Lauren grew up surrounded by music with her mother working as a professional singer performing with bands all over the world during the 1970s and early 80s. There was even a home recording studio set up in the front room where Lauren witnessed first hand some great musicians at work.  And it was while Lauren herself was singing with Larrikin Love as a vocalist that she was recommended to Transgressive who immediately signed her and put out Mechanical Bride’s debut EP ‘In The Throes’ in late 2007.
As well as studying for a degree in music and visual arts, Lauren also managed to fit in an internship at Hans Zimmer’s production company, headed by the hugely successful Hollywood film score composer, responsible for scoring everything from Rain Man to Pirates Of The Caribbean. It is not surprising then, to find a filmic quality to Mechanical Bride’s music, each song telling its own story filled with weird and wonderful characters. The main character being Mechanical Bride, who was created by Lauren to describe the relationship between record players and the records they play; a mechanical partner with which they share their lives with.
Making music has always been a way to escape for Lauren and the tracks on Living With Ants make up a patchwork of tales and fables and, much like the haunted fairy tales on Part II, the new album is rooted in escapism and fantasy. There is a strong animal theme on the album, with some of the songs and even the album title, having animals in its name. As with the opening track ‘Magpie’, which begins with a sweeping piano, joined by Lauren’s gloriously stunning voice, reminiscent of singers form a bygone era. Laced with sighing strings, soft trumpets and lightly brushed drums, it slowly builds to a beautiful crescendo.
‘Young Gold’ (You Stole My Heart)’ is the kind of song you think you’ve heard before, it sounds so familiar. An uplifting ode to a friend or lover, the delightful melody intertwines with the horns and delicate beat, all masterfully produced with care and restraint by Nick Abbott and Lauren herself. Upcoming single ‘Colour Of Fire’ out 9 May, is a stand out track with Lauren’s voice once again tugging at your heartstrings as she sings around a swirl of piano and strings.

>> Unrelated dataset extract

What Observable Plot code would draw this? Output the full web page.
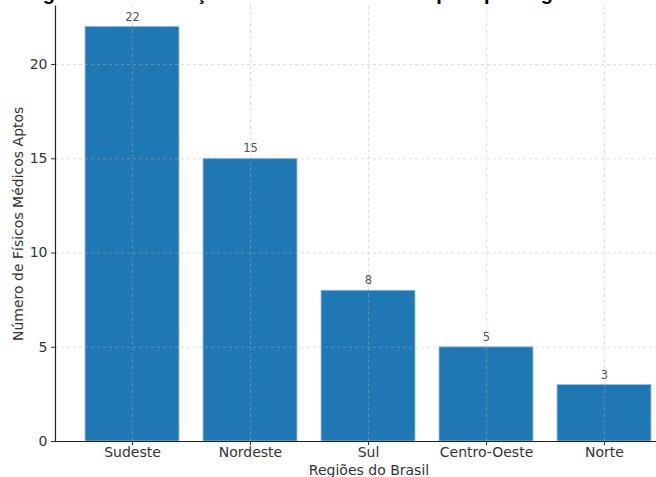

‘Walk Into The Forest’ continues the animal theme with talk of monkey choruses, creeping through the trees. Traces of Rudyard Kipling style storytelling and jazz inflected strings are scattered over the piano led track, as Lauren whispers of finding colour in the darkest of places. This leads nicely on to ‘Demons’, a wonderfully catchy personal call to arms, with muffled trumpets, a travelling double bass and a skiffle-jazz feel, like something straight out of the Jungle Book or a song from the house band in Belleville Rendezvous.
Although Mechanical Bride shares her name with a dark American science-fiction play by Fritz Lieber Jnr, the sinister nature of Part II EPs has been transformed like a butterfly, into the fully formed songs with lush arrangements, filled with colour and playful lyrics found on Living With Ants. Lauren has stepped out of her black and white music box and embraced all the outside world has to offer, without losing any of the childlike sense of wonder and magic. Everything on the album was recorded using vintage valve equipment, which contributes even more to that fantastical sound, like that from a lost and forgotten world.